CBS Faces a Multi-Million Dollar Lawsuit Over ‘The Andy Griffith Show’ Theme Song

photo: CBS Television

photo: CBS Television

Today in songwriting lawsuits…

It’s been nearly 60 years since ‘The Andy Griffith Show’ debuted on television, but the descendants of those who created the program’s theme song have just filed a lawsuit against CBS, the network that originally aired the show and that currently possesses distribution rights.

The basic details of the lawsuit are simple: the plaintiffs maintain that CBS used ‘The Andy Griffith Show’ theme song without the permission of its creators, Earle Hagen and Herbert Spencer.

The specifics, however, are a little bit more involved. The plaintiffs allege that a 1978 agreement signed between Viacom and the song’s creators only covered distribution platforms that were available at the time — not VHS, DVD, Blu-Ray, and on-demand streaming video.  As such, the plaintiffs claim that they are owed compensation for the television show’s subsequent distribution.

The lawsuit could boil down to some sloppy contract-writing.  In most modern-day legal agreements, stipulations exist for future formats that have yet to be invented.  Still, it’s extremely difficult to predict what those future formats will be, much less the unknown future rules surrounding their use.  That’s certainly the case with streaming, a concept that was hardly imaginable as recently as the late-80s.

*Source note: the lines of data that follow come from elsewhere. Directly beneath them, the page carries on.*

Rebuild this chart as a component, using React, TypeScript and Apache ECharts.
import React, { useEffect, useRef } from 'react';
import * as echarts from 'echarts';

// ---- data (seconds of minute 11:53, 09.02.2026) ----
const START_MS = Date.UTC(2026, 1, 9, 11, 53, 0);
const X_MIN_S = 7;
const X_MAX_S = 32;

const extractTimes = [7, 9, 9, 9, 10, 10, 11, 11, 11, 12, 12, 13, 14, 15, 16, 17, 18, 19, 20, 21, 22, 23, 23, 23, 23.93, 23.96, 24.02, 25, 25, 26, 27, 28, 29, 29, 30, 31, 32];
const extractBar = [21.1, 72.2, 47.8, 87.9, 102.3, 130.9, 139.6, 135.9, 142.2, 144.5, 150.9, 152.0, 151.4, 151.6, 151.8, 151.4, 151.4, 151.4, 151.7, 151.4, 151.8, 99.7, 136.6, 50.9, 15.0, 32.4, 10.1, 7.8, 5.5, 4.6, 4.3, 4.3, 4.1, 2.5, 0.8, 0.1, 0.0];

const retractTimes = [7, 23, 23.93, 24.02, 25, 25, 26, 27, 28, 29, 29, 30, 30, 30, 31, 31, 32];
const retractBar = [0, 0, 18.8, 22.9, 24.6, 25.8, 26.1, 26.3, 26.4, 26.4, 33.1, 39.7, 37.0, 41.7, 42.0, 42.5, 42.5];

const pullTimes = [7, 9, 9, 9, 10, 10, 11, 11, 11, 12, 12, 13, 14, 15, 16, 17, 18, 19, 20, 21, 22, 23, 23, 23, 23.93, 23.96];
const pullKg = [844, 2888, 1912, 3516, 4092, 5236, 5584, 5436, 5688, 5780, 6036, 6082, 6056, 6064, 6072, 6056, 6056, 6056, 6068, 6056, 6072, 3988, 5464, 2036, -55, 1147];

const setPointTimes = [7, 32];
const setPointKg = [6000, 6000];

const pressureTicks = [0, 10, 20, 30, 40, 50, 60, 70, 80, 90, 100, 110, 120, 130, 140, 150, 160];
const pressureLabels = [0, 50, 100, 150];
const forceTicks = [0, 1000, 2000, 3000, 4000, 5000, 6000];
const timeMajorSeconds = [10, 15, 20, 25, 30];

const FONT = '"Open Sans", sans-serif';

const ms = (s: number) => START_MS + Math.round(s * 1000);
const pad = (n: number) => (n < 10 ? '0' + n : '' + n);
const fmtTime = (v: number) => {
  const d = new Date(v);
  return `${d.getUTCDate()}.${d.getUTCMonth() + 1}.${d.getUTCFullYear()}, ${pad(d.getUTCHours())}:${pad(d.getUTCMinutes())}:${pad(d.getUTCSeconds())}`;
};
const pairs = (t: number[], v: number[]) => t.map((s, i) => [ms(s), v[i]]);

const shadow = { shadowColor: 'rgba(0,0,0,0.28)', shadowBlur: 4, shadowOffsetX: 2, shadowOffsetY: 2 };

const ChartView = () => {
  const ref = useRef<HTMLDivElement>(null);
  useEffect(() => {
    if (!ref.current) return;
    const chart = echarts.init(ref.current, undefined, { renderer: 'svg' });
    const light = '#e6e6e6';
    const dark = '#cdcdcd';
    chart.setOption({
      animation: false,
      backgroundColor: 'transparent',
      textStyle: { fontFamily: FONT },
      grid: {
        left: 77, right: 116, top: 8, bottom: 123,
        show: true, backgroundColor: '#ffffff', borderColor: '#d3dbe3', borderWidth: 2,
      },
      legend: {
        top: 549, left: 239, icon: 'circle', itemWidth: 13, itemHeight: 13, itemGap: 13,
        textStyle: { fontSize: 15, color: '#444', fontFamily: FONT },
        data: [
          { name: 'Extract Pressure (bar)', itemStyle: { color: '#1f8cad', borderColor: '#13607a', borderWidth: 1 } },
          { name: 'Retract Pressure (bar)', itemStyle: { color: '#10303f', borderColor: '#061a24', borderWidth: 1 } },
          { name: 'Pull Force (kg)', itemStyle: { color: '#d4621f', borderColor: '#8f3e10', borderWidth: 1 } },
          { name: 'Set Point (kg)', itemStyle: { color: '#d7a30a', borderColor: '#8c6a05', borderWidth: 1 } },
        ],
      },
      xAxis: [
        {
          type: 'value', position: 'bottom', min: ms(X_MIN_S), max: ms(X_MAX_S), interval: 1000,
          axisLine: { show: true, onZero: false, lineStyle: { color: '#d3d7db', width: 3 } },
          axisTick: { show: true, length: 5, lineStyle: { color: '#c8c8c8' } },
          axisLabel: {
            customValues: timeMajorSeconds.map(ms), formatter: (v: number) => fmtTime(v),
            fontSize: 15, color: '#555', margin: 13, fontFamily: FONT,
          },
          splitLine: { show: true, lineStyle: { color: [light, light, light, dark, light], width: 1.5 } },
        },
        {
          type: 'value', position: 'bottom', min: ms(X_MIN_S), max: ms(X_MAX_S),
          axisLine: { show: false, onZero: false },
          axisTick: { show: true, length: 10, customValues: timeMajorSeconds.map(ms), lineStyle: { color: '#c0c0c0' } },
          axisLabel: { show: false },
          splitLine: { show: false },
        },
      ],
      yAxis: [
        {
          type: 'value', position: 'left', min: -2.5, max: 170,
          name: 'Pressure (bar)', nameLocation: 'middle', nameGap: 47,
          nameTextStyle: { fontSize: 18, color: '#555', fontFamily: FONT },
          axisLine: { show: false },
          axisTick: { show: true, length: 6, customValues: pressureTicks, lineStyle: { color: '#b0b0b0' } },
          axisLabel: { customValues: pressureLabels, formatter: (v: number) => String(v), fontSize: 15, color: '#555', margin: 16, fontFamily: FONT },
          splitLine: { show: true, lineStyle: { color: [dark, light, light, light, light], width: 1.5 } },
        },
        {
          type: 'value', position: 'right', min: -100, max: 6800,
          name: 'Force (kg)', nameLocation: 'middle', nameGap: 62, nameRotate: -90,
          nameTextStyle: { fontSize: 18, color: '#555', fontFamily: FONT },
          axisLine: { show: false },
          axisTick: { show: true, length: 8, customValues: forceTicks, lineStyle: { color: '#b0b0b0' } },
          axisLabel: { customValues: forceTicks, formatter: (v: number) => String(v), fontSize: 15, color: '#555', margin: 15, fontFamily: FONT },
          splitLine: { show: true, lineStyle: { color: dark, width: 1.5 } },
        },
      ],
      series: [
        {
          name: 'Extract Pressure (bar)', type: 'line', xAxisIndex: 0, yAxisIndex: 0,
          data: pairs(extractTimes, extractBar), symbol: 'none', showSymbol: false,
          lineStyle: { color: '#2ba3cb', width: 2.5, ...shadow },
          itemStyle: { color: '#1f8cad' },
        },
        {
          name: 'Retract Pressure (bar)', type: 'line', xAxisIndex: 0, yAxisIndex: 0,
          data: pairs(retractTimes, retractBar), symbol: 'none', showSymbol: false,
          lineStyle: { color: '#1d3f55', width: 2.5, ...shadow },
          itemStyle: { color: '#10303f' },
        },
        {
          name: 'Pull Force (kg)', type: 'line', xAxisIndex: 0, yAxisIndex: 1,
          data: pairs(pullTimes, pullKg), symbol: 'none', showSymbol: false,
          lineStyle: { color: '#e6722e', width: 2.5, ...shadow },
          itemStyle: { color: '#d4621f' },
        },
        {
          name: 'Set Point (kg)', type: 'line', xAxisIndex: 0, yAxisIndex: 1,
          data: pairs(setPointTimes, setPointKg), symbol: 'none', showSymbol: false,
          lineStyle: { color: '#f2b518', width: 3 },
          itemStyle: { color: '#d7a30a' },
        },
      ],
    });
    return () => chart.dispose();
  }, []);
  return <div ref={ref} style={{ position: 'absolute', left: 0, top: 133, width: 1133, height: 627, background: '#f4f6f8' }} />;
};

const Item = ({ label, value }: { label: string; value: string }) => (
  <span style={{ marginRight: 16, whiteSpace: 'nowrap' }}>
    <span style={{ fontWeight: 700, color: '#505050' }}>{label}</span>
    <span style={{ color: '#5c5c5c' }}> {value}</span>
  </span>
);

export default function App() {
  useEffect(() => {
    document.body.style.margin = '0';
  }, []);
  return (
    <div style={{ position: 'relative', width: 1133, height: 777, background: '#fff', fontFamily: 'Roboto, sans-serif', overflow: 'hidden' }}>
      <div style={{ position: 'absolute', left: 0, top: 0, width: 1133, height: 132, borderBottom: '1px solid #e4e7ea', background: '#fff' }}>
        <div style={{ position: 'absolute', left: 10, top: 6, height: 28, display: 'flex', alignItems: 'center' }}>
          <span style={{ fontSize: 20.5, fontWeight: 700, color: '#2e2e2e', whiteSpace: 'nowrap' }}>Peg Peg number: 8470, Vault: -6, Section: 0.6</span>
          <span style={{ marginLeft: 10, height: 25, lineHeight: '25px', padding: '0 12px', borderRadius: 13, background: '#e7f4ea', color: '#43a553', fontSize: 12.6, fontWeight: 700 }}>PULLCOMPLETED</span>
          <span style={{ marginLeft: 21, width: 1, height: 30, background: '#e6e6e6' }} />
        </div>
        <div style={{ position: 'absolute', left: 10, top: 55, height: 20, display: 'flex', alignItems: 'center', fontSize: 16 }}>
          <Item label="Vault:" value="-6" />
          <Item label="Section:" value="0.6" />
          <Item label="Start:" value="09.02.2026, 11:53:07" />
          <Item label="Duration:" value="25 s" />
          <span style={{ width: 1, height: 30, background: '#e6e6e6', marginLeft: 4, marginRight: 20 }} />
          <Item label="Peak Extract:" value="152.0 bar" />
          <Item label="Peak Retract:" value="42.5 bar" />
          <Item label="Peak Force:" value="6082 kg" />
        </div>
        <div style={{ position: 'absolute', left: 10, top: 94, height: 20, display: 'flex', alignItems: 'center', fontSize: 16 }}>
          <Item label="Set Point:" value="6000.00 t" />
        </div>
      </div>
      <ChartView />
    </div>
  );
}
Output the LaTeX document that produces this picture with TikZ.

In the case of ‘The Andy Griffith Show’, even formats like VHS tapes were foreign when these contracts were signed.  The future of TV syndication and its impact on music synchronization were undoubtedly hard to imagine, much less codify into a contract.

Regardless, not paying on future formats because of contract vagueness introduces another level of bad behavior by CBS — though it’s unclear what the network is paying.

While the lawsuit might seem like little more than an attempt to cash-in on the vagueness of a four-decade-old agreement, it’s important to bear in mind that songs used in television shows and films are subjected to complex and multifaceted royalty requirements.

The lawsuit could signal a broader-reaching battle ahead for TV classics, especially as on-demand platforms continue to expand.